Thanking the Tate, she also commended the other shortlisted artists for their "respect, camaraderie and a sense of the absurd".

According to the Baltic Gallery in Gateshead, where Price exhibited earlier this year, she "draws upon historical film, photographic archives and collections of artefacts to generate fantasy episodes".

At the exhibition of the nominees' works at Tate Britain, Price combined old music, photographs, video footage and text to depict a tragic fire at a branch of Woolworth's in Manchester in 1979, in which 10 people died.

"When I started making the work, I didn't know it would end up being about that subject. I believe art should be dealing with these subjects and I think art is a way to remember them," said Price.

The Guardian said it has been "a good year" for the art prize and described Price as a "worthy winner".

Art critic Adrian Searle said: "Her use of footage from the fire itself never feels voyeuristic or meretricious. She does a great deal in 20 minutes. Its complexity has stayed with me."

'Seductive and immersive'

The Times called Price a "memorable winner" who produced a "compelling" piece of work, while The Daily Telegraph described her as "a genuinely interesting talent".

"This year's Turner Prize has gone to the artist who is in most respects the most difficult and the most on the cutting edge of now, and yet is at the same time the least controversial," wrote Mark Hudson.

The judges said they admired the "seductive and immersive" aspects of her 20-minute film, which they said "reflects the ambition that has characterised her work in recent years".
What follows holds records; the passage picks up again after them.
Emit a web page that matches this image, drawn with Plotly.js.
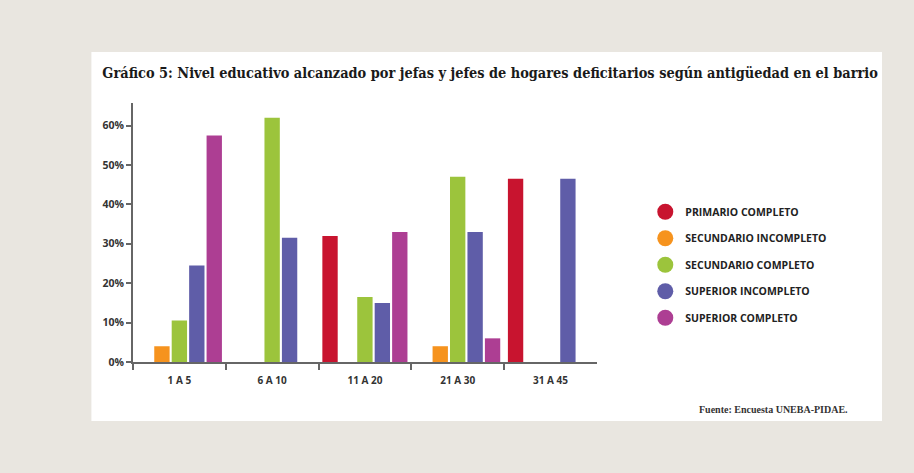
<!DOCTYPE html>
<html><head><meta charset="utf-8">
<script src="https://cdn.plot.ly/plotly-3.0.1.min.js"></script>
<style>html,body{margin:0;padding:0;background:#e9e6e0;}#chart{width:914px;height:473px;}</style>
</head><body><div id="chart"></div>
<script>
const categories = ["1 A 5", "6 A 10", "11 A 20", "21 A 30", "31 A 45"];
const seriesNames = ["PRIMARIO COMPLETO", "SECUNDARIO INCOMPLETO", "SECUNDARIO COMPLETO", "SUPERIOR INCOMPLETO", "SUPERIOR COMPLETO"];
const primarioCompleto     = [null, null, 32, null, 46.5];
const secundarioIncompleto = [4, null, null, 4, null];
const secundarioCompleto   = [10.5, 62, 16.5, 47, null];
const superiorIncompleto   = [24.5, 31.5, 15, 33, 46.5];
const superiorCompleto     = [57.5, null, 33, 6, null];
const yTickVals = [0, 10, 20, 30, 40, 50, 60];
const yTickText = ["0%", "10%", "20%", "30%", "40%", "50%", "60%"];
const colors = ["#c8142f", "#f6931e", "#9cc43c", "#5f5da8", "#ad3e93"];

const values = [primarioCompleto, secundarioIncompleto, secundarioCompleto, superiorIncompleto, superiorCompleto];
const traces = [];
values.forEach((v, i) => {
  traces.push({type: "bar", x: categories, y: v, name: seriesNames[i],
    marker: {color: colors[i]}, showlegend: false, hoverinfo: "none"});
});
seriesNames.forEach((n, i) => {
  traces.push({type: "scatter", mode: "markers", x: [null], y: [null], name: n,
    legendgroup: "g" + i, marker: {color: colors[i], size: 16, symbol: "circle"}, showlegend: true});
});

const layout = {
  width: 914, height: 473,
  paper_bgcolor: "#e9e6e0", plot_bgcolor: "rgba(0,0,0,0)",
  margin: {l: 0, r: 0, t: 0, b: 0},
  barmode: "group", bargap: 0.06, bargroupgap: 0.12,
  title: {text: "Gráfico 5: Nivel educativo alcanzado por jefas y jefes de hogares deficitarios según antigüedad en el barrio",
    font: {family: "DejaVu Serif Condensed", size: 14.4, color: "#1a1a1a", weight: "bold"},
    x: 0.112, xanchor: "left", y: 0.845, yanchor: "middle"},
  xaxis: {domain: [0.1455, 0.653], showline: true, linecolor: "#666", linewidth: 2,
    ticks: "outside", tickson: "boundaries", ticklen: 6, tickcolor: "#666", tickwidth: 2,
    ticklabelstandoff: 8,
    tickfont: {family: "Open Sans", size: 10, color: "#333", weight: "bold"},
    showgrid: false, zeroline: false, fixedrange: true},
  yaxis: {domain: [0.2347, 0.782], range: [0, 65.7], showline: true, linecolor: "#666", linewidth: 2,
    tickvals: yTickVals, ticktext: yTickText, ticks: "outside", ticklen: 5, tickcolor: "#666", tickwidth: 2,
    tickfont: {family: "Open Sans", size: 10.5, color: "#333", weight: "bold"},
    showgrid: false, zeroline: false, fixedrange: true},
  legend: {x: 0.706, xanchor: "left", y: 0.583, yanchor: "top", bgcolor: "rgba(0,0,0,0)",
    traceorder: "grouped", tracegroupgap: 7.5, itemwidth: 30,
    font: {family: "Open Sans", size: 10.5, color: "#222", weight: "bold"}},
  shapes: [
    {type: "rect", xref: "paper", yref: "paper", x0: 0.1, x1: 0.965, y0: 0.11, y1: 0.89,
      fillcolor: "#ffffff", line: {width: 0}, layer: "below"}
  ],
  annotations: [
    {text: "Fuente: Encuesta UNEBA-PIDAE.", xref: "paper", yref: "paper", x: 0.93, y: 0.135,
      xanchor: "right", yanchor: "middle", showarrow: false,
      font: {family: "Liberation Serif", size: 10, color: "#333", weight: "bold"}}
  ]
};
Plotly.newPlot("chart", traces, layout, {displayModeBar: false, staticPlot: true});
</script></body></html>
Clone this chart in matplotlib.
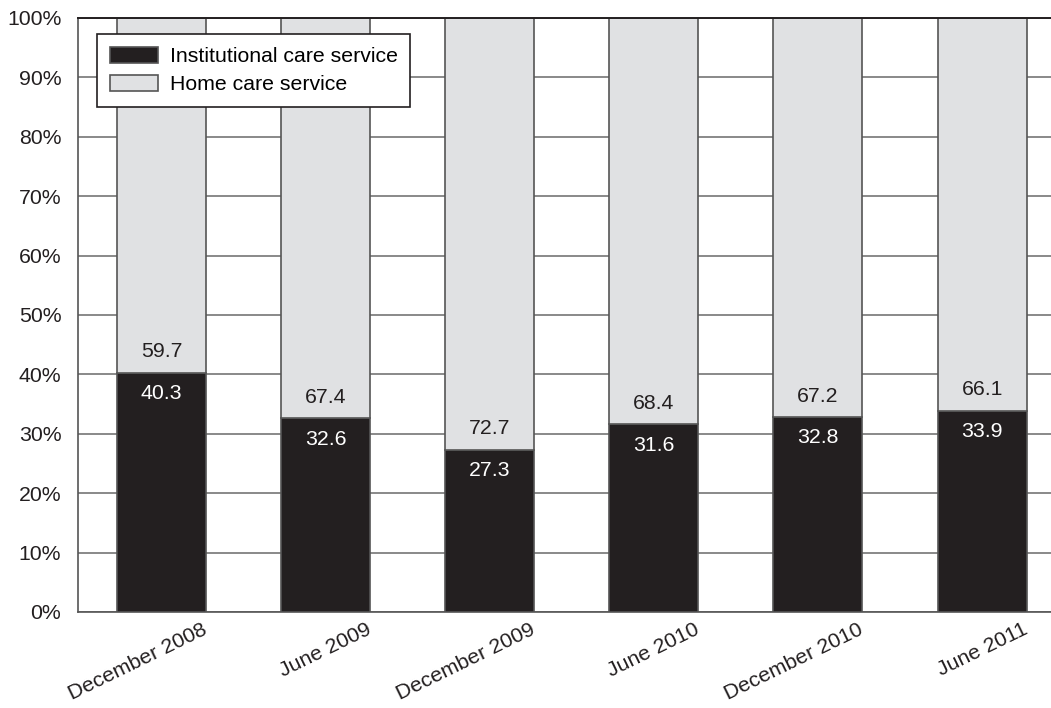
import matplotlib.pyplot as plt
import matplotlib.transforms as mtransforms
import numpy as np

plt.rcParams['font.family'] = ['Liberation Sans', 'DejaVu Sans']

periods = ["December 2008", "June 2009", "December 2009",
           "June 2010", "December 2010", "June 2011"]
institutional = [40.3, 32.6, 27.3, 31.6, 32.8, 33.9]
home = [59.7, 67.4, 72.7, 68.4, 67.2, 66.1]
yticks = [0, 10, 20, 30, 40, 50, 60, 70, 80, 90, 100]

dark = "#231f20"
light = "#e0e1e3"
fs = 15.3

fig = plt.figure(figsize=(10.51, 7.08), dpi=100)
ax = fig.add_axes([0.0742, 0.1356, 0.9258, 0.839])

x = np.arange(len(periods))
w = 0.542
ax.bar(x, institutional, w, color=dark, edgecolor="#555555", linewidth=1.2,
       label="Institutional care service", zorder=3)
ax.bar(x, home, w, bottom=institutional, color=light, edgecolor="#555555",
       linewidth=1.2, label="Home care service", zorder=3)

for xi, a, h in zip(x, institutional, home):
    ax.annotate(f"{a:.1f}", (xi, a), xytext=(0, -15), textcoords="offset points",
                ha="center", va="center", color="white", fontsize=fs, zorder=4)
    ax.annotate(f"{h:.1f}", (xi, a), xytext=(0, 15), textcoords="offset points",
                ha="center", va="center", color=dark, fontsize=fs, zorder=4)

ax.set_xlim(-0.509, 5.42)
ax.set_ylim(0, 100)
ax.set_yticks(yticks)
ax.set_yticklabels([f"{t}%" for t in yticks], fontsize=fs, color=dark)
ax.yaxis.grid(True, color="#6a6a6a", linewidth=1.1, zorder=0)
ax.set_axisbelow(True)
ax.axhline(100, color=dark, linewidth=1.4, zorder=4, clip_on=False)
ax.tick_params(axis="y", length=0, pad=12)
ax.tick_params(axis="x", length=0, pad=2)

ax.set_xticks(x)
ax.set_xticklabels(periods, rotation=26, ha="right", rotation_mode="anchor",
                   fontsize=fs, color=dark)
shift = mtransforms.ScaledTranslation(40 / 100, -5 / 100, fig.dpi_scale_trans)
for lab in ax.get_xticklabels():
    lab.set_transform(lab.get_transform() + shift)

for s in ["top", "right"]:
    ax.spines[s].set_visible(False)
ax.spines["left"].set_color("#555555")
ax.spines["bottom"].set_color("#555555")
ax.spines["left"].set_linewidth(1.2)
ax.spines["bottom"].set_linewidth(1.2)

leg = ax.legend(loc="upper left", bbox_to_anchor=(0.020, 0.973), fontsize=fs,
                frameon=True, fancybox=False, framealpha=1, edgecolor=dark,
                handlelength=2.25, handleheight=0.8, handletextpad=0.55,
                borderpad=0.6, labelspacing=0.4, borderaxespad=0)
leg.get_frame().set_linewidth(1.2)
leg.set_zorder(5)

fig.savefig("out.png", dpi=100)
Her use of various archival material created a "rhythmic and ritualistic experience", they said.

Elizabeth Price Elizabeth Price's videos often start with familiar settings before taking a sinister turn

Born in Bradford in 1966, Price received a Bachelors degree in Fine Art from Oxford University before attending the Royal College of Art where she obtained an MA in Fine Art in 1991.

She also has a PhD in Fine Art from the University of Leeds.

The annual ceremony and exhibition of the nominees' work returned to Tate Britain this year having taken place at the Baltic Gallery in 2011 - the first time the ceremony was held outside a Tate venue.

In the future, the prize will be held in a different city around the UK every second year, returning to London each year in between. It will be held in Londonderry in 2013.

Previous recipients of the prize, first awarded in 1984, include Antony Gormley, Damien Hirst, Steve McQueen and Grayson Perry.

Last year's prize was awarded to sculptor Martin Boyce.